Renewable technologies are now commercially viable and widely deployed. Solar PV, battery storage, hybrid generation platforms, digital monitoring systems, and emerging low-carbon fuels are expanding the global clean-energy toolkit.

Yet technology performance depends on integration. For island and climate-exposed regions, renewable deployment must address grid stability, storm resilience, limited redundancy, fuel import dependence, and evolving demand patterns.

Renewables cannot simply be added to existing infrastructure. They must be embedded within a coherent energy architecture that strengthens reliability while advancing decarbonisation. This is where scientific advancement must align with system-level design.

From Scientific Exchange to Infrastructure Performance

International forums such as ICERE 2026 foster collaboration between researchers and those engaged in practical technology development. This exchange plays a critical role in ensuring that laboratory innovation translates into operational performance.

Environmental sustainability, lifecycle efficiency, and resilience to climate events are now central to infrastructure planning and financing decisions. Research into advanced materials, storage systems, emissions reduction, and grid optimisation must therefore be evaluated not only for technical merit, but for compatibility with regulatory frameworks, financing models, and long-term operational realities.

For developing and climate-exposed economies, this bridge between science and infrastructure is especially important. Energy systems must be designed for durability, recovery, and economic stability under demanding conditions.
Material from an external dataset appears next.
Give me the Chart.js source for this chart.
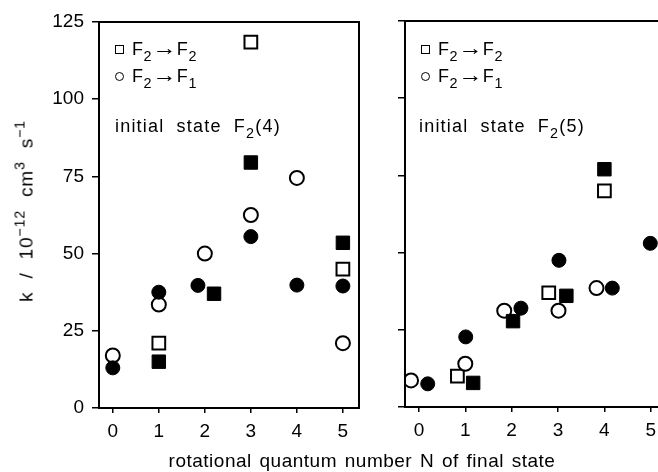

Translating Innovation into Resilient Deployment

Emerging technologies, from advanced battery chemistries to AI-enabled grid optimisation offer significant potential. However, resilience is determined not by innovation alone, but by disciplined integration.

For GEM, scaling renewable energy requires:

  • System-level modelling and integration planning
  • Alignment among electric utilities, regulators, and port infrastructure developers
  • Storage strategies that reinforce grid stability
  • Digital platforms that enable adaptive energy management

In island systems particularly, renewable deployment must enhance reliability and resilience rather than introduce system strain.

GEM advances the renewable transition by translating global innovation into resilient, infrastructure-led systems for climate-exposed regions.

At GEM, this transition is delivered through integrated solutions that align technical design, operational performance, and investment frameworks. Across ports, electric utilities, and island energy systems, GEM focuses on embedding emerging technologies within coordinated, resilient energy platforms.

International forums such as ICERE 2026 underscore the importance of connecting scientific advancement with practical deployment. In sharing its perspective, GEM reaffirms its commitment to ensuring that innovation is not merely adopted, but structurally integrated into infrastructure capable of withstanding climate pressures and delivering long-term reliability.

Looking Ahead

The renewable transition is entering a phase defined by integration and performance. As scientific advancement accelerates, success will depend on how effectively research informs real-world system design.

By advancing systems-based planning and partnership-driven delivery, GEM supports pathways that transform renewable innovation into durable, financeable, and climate-resilient infrastructure.

As industry forums such as ICERE 2026 advance dialogue between science and deployment, GEM remains focused on strengthening the bridge between scientific advancement and practical energy delivery.